Exercise aim:
Extract the lines of the material below, beginning with the first and ending with the line that holds "200, 300, 400, 500, 600, 700, 800, 900, 1000]". Skip every picture.

Dataset excerpt:
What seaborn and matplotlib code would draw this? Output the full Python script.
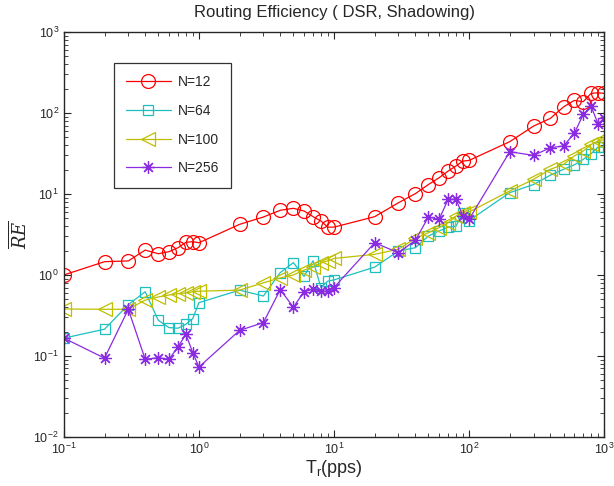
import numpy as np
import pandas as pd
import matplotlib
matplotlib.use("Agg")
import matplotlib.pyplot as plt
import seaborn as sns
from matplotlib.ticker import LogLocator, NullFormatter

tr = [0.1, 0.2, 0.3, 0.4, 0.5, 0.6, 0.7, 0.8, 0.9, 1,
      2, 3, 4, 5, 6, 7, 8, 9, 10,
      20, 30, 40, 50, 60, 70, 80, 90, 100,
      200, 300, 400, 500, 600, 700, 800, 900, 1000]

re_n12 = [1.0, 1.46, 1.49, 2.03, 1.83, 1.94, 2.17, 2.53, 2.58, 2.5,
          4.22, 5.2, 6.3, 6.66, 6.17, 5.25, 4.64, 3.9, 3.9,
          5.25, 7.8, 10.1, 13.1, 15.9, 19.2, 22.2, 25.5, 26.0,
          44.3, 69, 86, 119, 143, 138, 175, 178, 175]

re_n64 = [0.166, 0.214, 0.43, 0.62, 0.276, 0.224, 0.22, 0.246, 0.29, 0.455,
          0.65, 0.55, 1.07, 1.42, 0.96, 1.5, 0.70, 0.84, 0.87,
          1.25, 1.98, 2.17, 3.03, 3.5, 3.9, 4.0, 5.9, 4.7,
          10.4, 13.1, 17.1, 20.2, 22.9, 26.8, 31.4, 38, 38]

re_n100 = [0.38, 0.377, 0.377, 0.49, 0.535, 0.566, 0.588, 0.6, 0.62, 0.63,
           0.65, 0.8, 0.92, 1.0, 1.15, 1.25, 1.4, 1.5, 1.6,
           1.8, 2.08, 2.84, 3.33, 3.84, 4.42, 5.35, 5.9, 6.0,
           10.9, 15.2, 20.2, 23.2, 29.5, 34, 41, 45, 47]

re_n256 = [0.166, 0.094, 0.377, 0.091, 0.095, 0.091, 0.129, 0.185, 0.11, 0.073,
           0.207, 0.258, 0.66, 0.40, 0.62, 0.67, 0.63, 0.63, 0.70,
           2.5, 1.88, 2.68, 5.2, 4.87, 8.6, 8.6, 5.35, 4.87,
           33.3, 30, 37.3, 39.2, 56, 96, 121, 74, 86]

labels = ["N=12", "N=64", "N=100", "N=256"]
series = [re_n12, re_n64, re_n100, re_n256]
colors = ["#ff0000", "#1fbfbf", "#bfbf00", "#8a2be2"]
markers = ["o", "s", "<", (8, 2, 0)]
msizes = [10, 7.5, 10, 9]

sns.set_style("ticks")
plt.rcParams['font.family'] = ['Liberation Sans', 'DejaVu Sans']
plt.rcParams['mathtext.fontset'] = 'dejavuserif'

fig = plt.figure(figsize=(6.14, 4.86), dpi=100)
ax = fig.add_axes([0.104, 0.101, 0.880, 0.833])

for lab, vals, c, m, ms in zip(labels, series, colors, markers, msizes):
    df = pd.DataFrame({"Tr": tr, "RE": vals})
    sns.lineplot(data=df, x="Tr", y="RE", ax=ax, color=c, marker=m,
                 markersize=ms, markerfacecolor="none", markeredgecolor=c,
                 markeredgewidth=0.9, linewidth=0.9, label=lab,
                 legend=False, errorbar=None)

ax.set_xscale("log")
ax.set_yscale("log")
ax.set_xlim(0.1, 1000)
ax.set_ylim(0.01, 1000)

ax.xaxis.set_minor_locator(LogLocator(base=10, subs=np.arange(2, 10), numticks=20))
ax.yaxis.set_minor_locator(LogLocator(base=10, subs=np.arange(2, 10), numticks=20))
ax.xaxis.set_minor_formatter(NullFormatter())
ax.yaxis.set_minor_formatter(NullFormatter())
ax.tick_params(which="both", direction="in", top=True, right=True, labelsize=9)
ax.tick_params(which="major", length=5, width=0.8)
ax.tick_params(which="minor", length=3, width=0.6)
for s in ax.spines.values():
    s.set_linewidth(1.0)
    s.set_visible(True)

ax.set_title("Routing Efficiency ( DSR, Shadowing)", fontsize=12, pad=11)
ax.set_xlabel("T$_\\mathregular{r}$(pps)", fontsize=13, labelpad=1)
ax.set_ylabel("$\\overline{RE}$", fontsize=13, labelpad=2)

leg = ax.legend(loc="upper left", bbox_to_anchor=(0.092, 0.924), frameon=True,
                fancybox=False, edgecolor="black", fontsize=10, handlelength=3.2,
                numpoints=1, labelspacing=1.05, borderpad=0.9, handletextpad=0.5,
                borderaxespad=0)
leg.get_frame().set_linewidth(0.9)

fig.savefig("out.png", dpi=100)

Correct response:
What seaborn and matplotlib code would draw this? Output the full Python script.
import numpy as np
import pandas as pd
import matplotlib
matplotlib.use("Agg")
import matplotlib.pyplot as plt
import seaborn as sns
from matplotlib.ticker import LogLocator, NullFormatter

tr = [0.1, 0.2, 0.3, 0.4, 0.5, 0.6, 0.7, 0.8, 0.9, 1,
      2, 3, 4, 5, 6, 7, 8, 9, 10,
      20, 30, 40, 50, 60, 70, 80, 90, 100,
      200, 300, 400, 500, 600, 700, 800, 900, 1000]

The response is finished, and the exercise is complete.